The topic of healthcare elicited more comments on my Blog than any other, including war and terrorism. This is obviously a topic that affects all of us directly, and it seems that the healthier we are the more obsessed we are with health issues. This is why health-care provision is a bottomless pit and generates such fervent political passions. But, as I tried to point out in my last post, it is dangerous and misleading to separate healthcare from debates about education, income poverty and the mass media. Healthcare budgets, in both rich and poor nations, can be greatly reduced by a multi-pronged approach to health. Bans on public smoking, stricter pub licensing laws, ethical codes on food advertisements, anti-pollution campaigns, safer work environments, shorter working hours and less stressful work conditions, inducements to families and local communities to care for their elderly and mentally handicapped… all these measures can significantly reduce what governments have to spend on a public health service.
This is why I am not impressed either by the oft-heard complaint that public medicine is too costly or by the charge that the system creates many “free riders”. Every system is liable to abuse, and ultimately if the moral ethos of a culture is disposed towards chronic dishonesty and corruption, obviously no economic system can work. But accusations of abuse are curiously selective. The indignation of the rich at the abuses of the poor are wondrous to behold. Who complains about the continued existence of offshore tax havens and anonymous bank accounts, by which the super-rich use public facilities without paying for them? Who protests at the “creative accounting” of multinational companies that enables them to hide their profits while enjoying lavish tax benefits? Before 2008, who complained when corporations were bailed out by public funds? There are plenty of other anomalies that never get into the media. In Britain, for instance, elite private schools such as Eton and Harrow are registered as public charities. Donations to such schools can be exempt from personal income tax. What this amounts to is the diversion of taxes to subsidize privileged, private schools. Why is there so little hue and cry over these abuses compared to the rage over “welfare cheats”?
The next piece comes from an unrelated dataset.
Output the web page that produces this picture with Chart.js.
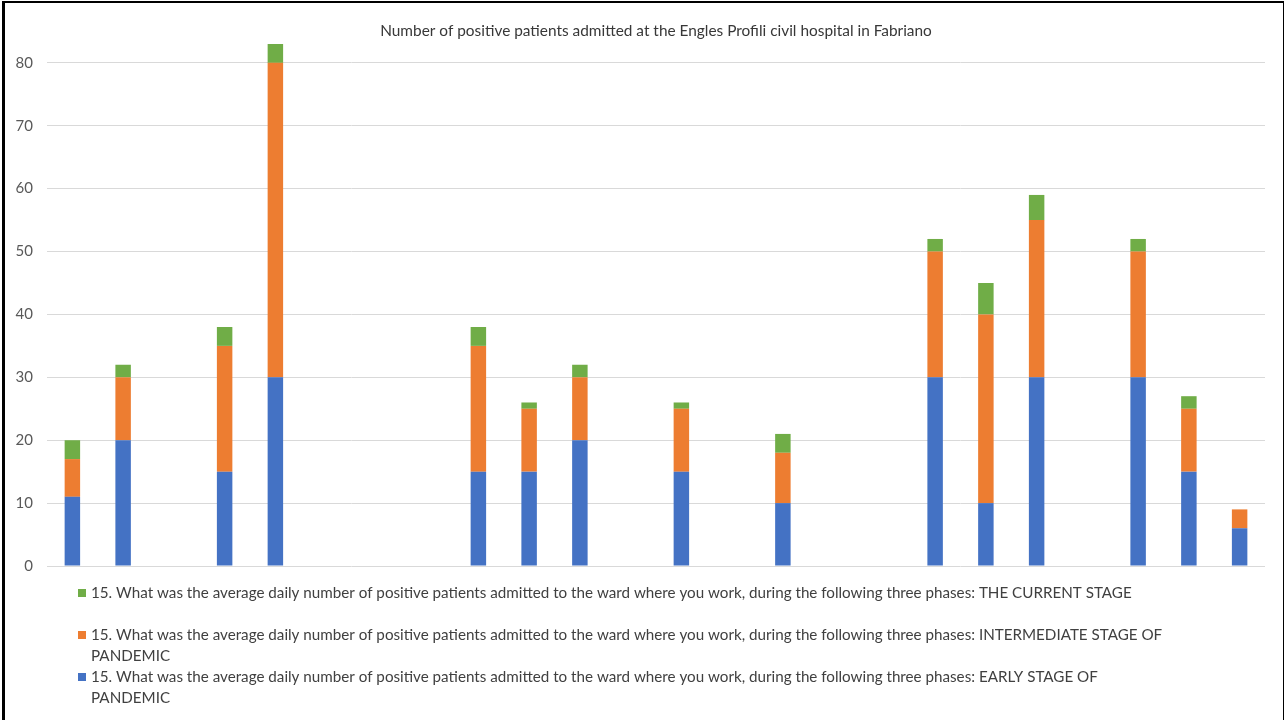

My recent experience with Karin’s surgery confirmed what others have told me about private hospitals in poor countries like Sri Lanka. Apart from speed, comfort and relative cleanliness (because far less crowded) private hospitals do not generally offer a better quality of medical and nursing care than government hospitals. We were also shocked at the doctors’ fees which seem totally arbitrary. Given a relatively small pool of specialists and the fact that it is the relatively well-off who use private hospitals, private medicine is enormously lucrative for the few. Surely, private hospitals can become fairer and more transparent institutions if the law insisted that the Board of Management had to include all stakeholders, including patient representatives and nurses (who are paid a pittance compared to the doctors).
I agree with those comments on my last post which called for more middle-class people to use government hospitals and other public services as the best way of improving them. Medical students in countries like Sri Lanka are trained only in public hospitals where the vast majority of patients they meet are poor. Thus they rarely learn to talk with their patients and to respect the latter’s rights. Little wonder that patients and even nurses in poor countries regard medical students and their professors as demigods. If more of us middle-class folk would use these hospitals and talk to the students and professors as our equals (which they are), perhaps that would help to improve the training of doctors as well as the efficiency of public health services. Or is this being naive?